== TASK GOAL ==
Count lines with the string "document" in them. State the number alone.

== DATA SHOWN ==
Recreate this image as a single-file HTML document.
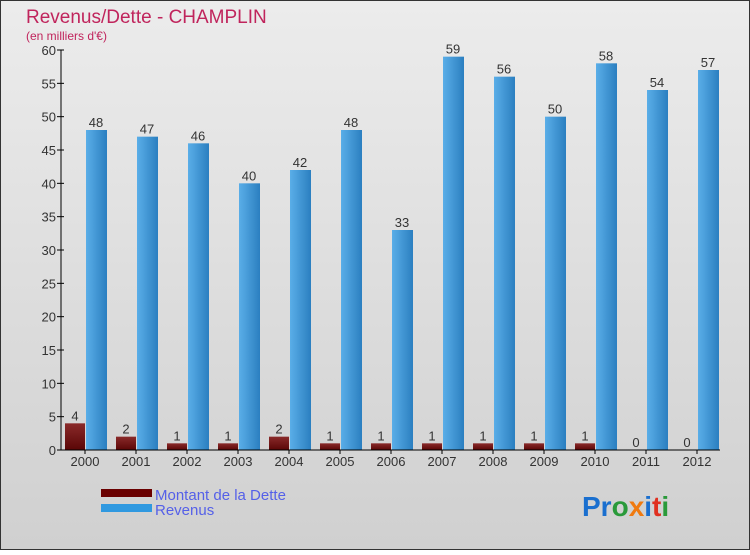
<!DOCTYPE html>
<html><head><meta charset="utf-8"><style>
html,body{margin:0;padding:0}
body{width:750px;height:550px;overflow:hidden;font-family:"Liberation Sans",sans-serif}
</style></head><body>
<svg id="chart" width="750" height="550" xmlns="http://www.w3.org/2000/svg" font-family="Liberation Sans, sans-serif">
<defs>
<linearGradient id="bg" x1="0" y1="0" x2="0" y2="1"><stop offset="0" stop-color="#ececec"/><stop offset="1" stop-color="#d0d0d0"/></linearGradient>
<linearGradient id="gd" x1="0" y1="0" x2="0" y2="1"><stop offset="0" stop-color="#8a2a2a"/><stop offset="1" stop-color="#5a0606"/></linearGradient>
<linearGradient id="gr" x1="0" y1="0" x2="1" y2="0"><stop offset="0" stop-color="#5aaee8"/><stop offset="1" stop-color="#2b7fc0"/></linearGradient>
</defs>
<rect x="0.5" y="0.5" width="749" height="549" fill="url(#bg)" stroke="#333"/>
<text x="26" y="23" font-size="19" fill="#c0245c">Revenus/Dette - CHAMPLIN</text>
<text x="26" y="40" font-size="12" fill="#c0245c">(en milliers d'€)</text>
<g id="grid"></g><g id="bars"></g><g id="axes"></g>
<g>
<rect x="101" y="489" width="51" height="8" fill="#6a0000"/>
<text x="155" y="500" font-size="15" fill="#5560e8">Montant de la Dette</text>
<rect x="101" y="504" width="51" height="8" fill="#3099e0"/>
<text x="155" y="515" font-size="15" fill="#5560e8">Revenus</text>
</g>
<text x="582" y="516" font-size="28" font-weight="bold"><tspan fill="#1a6fcf">Pr</tspan><tspan fill="#2a9a3a">o</tspan><tspan fill="#f07a10">x</tspan><tspan fill="#1a6fcf">i</tspan><tspan fill="#e03020">t</tspan><tspan fill="#2a9a3a">i</tspan></text>
</svg>
<script>
const years=["2000","2001","2002","2003","2004","2005","2006","2007","2008","2009","2010","2011","2012"];
const dette=[4,2,1,1,2,1,1,1,1,1,1,0,0];
const revenus=[48,47,46,40,42,48,33,59,56,50,58,54,57];
const yTicks=[0,5,10,15,20,25,30,35,40,45,50,55,60];
const NS="http://www.w3.org/2000/svg";
const y0=450,yTop=50,yMax=60,xL=61,xR=720;
const yS=v=>y0-(v/yMax)*(y0-yTop);
const xC=i=>85+i*51;
function mk(t,a,p){const e=document.createElementNS(NS,t);for(const k in a)e.setAttribute(k,a[k]);p.appendChild(e);return e;}
const axes=document.getElementById('axes'),bars=document.getElementById('bars');
let ax=mk('line',{x1:xL,y1:yTop,x2:xL,y2:y0,stroke:'#000'},axes);


let bx=mk('line',{x1:xL,y1:y0,x2:xR,y2:y0,stroke:'#000'},axes);


yTicks.forEach(v=>{
 const y=yS(v);
 let t=mk('line',{x1:xL-4,y1:y,x2:xL+3,y2:y,stroke:'#000'},axes);
 
 
 let l=mk('text',{x:xL-5,y:y+5,'font-size':13,'text-anchor':'end',fill:'#333'},axes);
 
 
 l.textContent=v;
});
years.forEach((yr,i)=>{
 const c=xC(i);
 let t=mk('line',{x1:c,y1:y0,x2:c,y2:y0+4,stroke:'#000'},axes);
 
 
 let l=mk('text',{x:c,y:y0+16,'font-size':13,'text-anchor':'middle',fill:'#333'},axes);
 
 
 l.textContent=yr;
 const yd=yS(dette[i]);
 let b=mk('rect',{x:c-20,y:yd,width:20,height:y0-yd,fill:'url(#gd)'},bars);
 
 
 let dl=mk('text',{x:c-10,y:yd-3,'font-size':13,'text-anchor':'middle',fill:'#333'},bars);
 
 
 dl.textContent=dette[i];
 const yr2=yS(revenus[i]);
 let r=mk('rect',{x:c+1,y:yr2,width:21,height:y0-yr2,fill:'url(#gr)'},bars);
 
 
 let rl=mk('text',{x:c+11,y:yr2-3,'font-size':13,'text-anchor':'middle',fill:'#333'},bars);
 
 
 rl.textContent=revenus[i];
});
</script>
</body></html>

== EXERCISE ANSWER ==
3